Hard to believe the House Republican leadership would actually risk scuttling a bailout deal to, uhhh, bail out His Maverickyness' faltering campaign, but that appears to be what's happening behind the scenes tonight.
You can understand the stratagem, though only in the most short-sighted and self-interested terms. There's a great wave of resentment and anger engulfing the populace right now over this deal. Liberals hate it. Conservatives hate it. Everybody hates it. Hell, I hate it too. I am certain that McCain and his people are gambling (what, again?) that they can ride the crest of this populist wave all the way to the White House in November by re-casting themselves as scourges of Wall Street and champions of the common man. And in any other election year, they might well have been able to pull off the charade. And who knows, they still might now. But I think a number of factors at play this year would suggest, strongly, that this is a surefire loser of a bet.
1. Yes, Americans are pissed off about bailing out Wall Street, but Americans---heavily mortgaged working-class Americans in particular---also crave stability and security in times of turmoil. They want to know that their jobs will still be waiting for them tomorrow, that their company health insurance will still carry them until they get their kid's braces paid off in three months, that they won't be arbitarily foreclosed on by some lender that declared insolvency this morning. What happens if McCain actually convinces his comrades to scotch the bailout compromise, and the Dow dumps 500 points the next day in response? And another 400 the day after that? Will His Maverickyness still look like a man of high principle, or an arsonist in a fireworks factory?

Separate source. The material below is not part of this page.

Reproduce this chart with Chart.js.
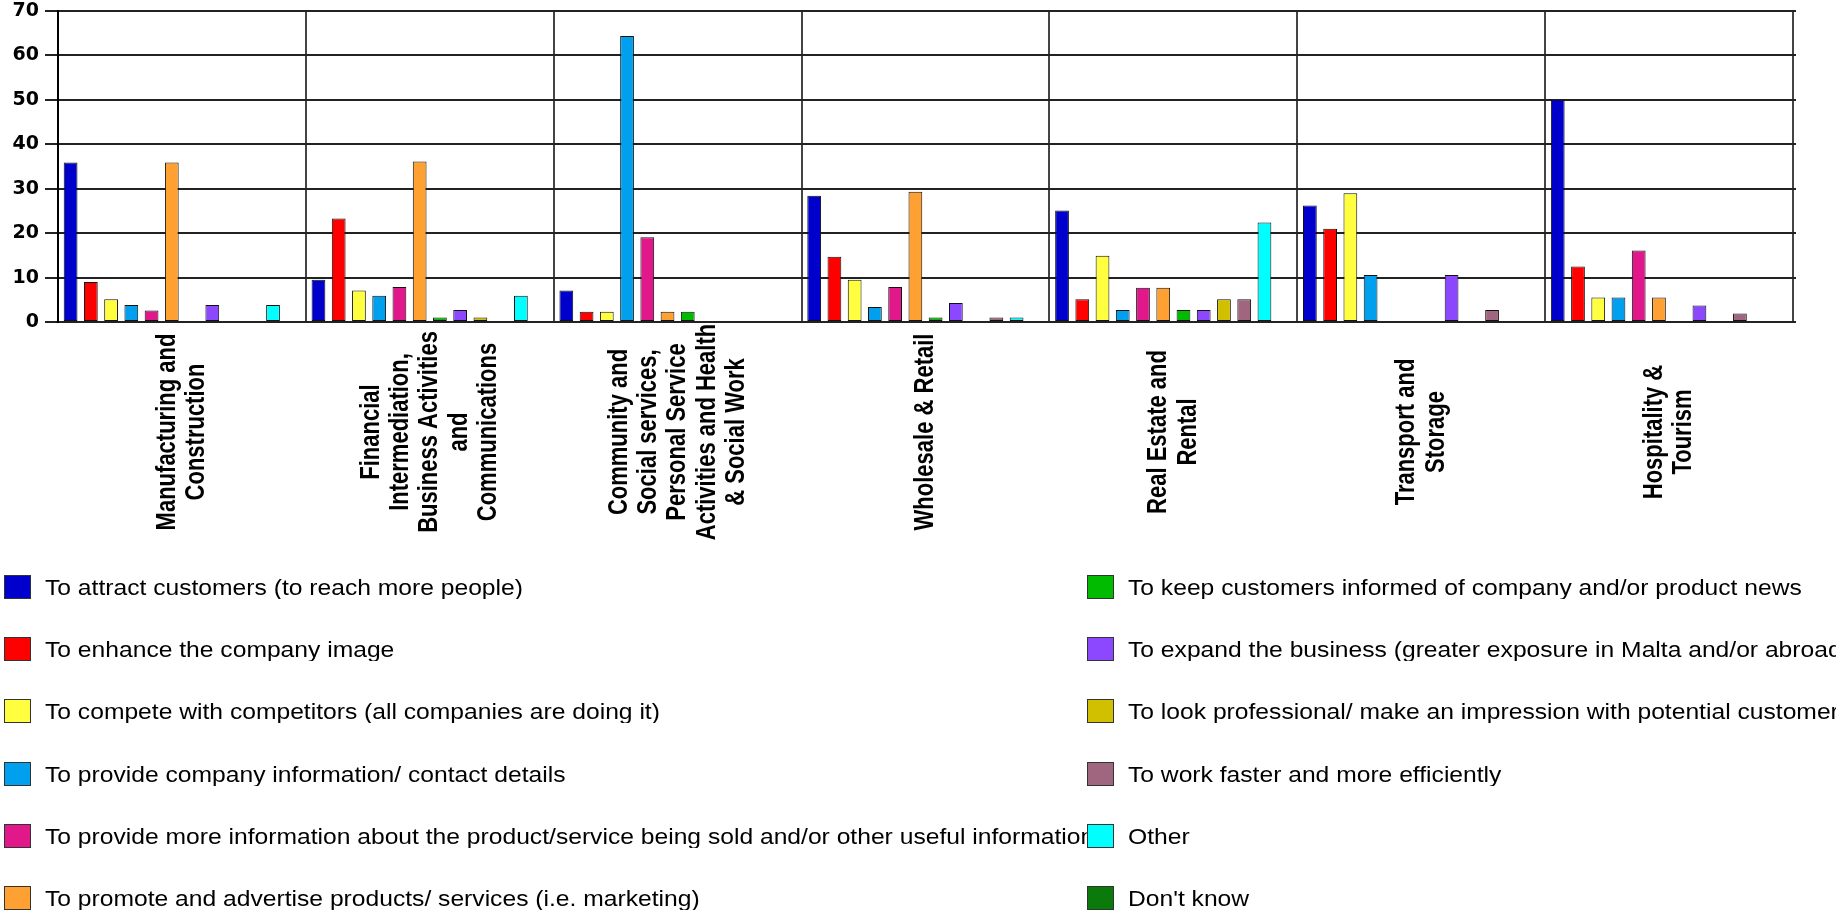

2. McCain has lost his most crucial base. No, not the neocons, but the media. It all started with the media-bashing GOP convention and has continued to the present day. So far, he's gotten a free pass on his pivotal enabling role in our last National Economic Meltdown---the Keating Five scandal twenty years ago. Do you think the moratorium will hold if he tries to reinvent himself as Wall Street's Worst Nightmare® for the next thirty days? For some reason, I doubt it. The man has simply made too many enemies at this point.
3. Barack Obama has staked his campaign to the premise---however dubious---of post-partisan politics devoid of the usual party loyalties and ideological infighting. A lot of people admire him for that. A lot of people---around 25 percent of the public, give or take---still admire President Bush, too. So when the photos start appearing on front pages across the country of Dear Leader and Secretary Paulson and Chairman Bernanke shaking hands with Obama, and Harry Reid and Chris Dodd, and maybe a sane Republican or two such as Dick Lugar or Chuck Hagel, how does this not burnish Obama's image in the larger public eye as a post-partisan reformer who can work past party allegiances to solve intractable problems and get results, while McCain, empty-handed, continues to rail against a problem most Americans no longer want to hear about?
4. Sarah Palin. The longer she is on the ticket, the greater a liability she becomes, no matter what McCain does. Now, onward to Oxford!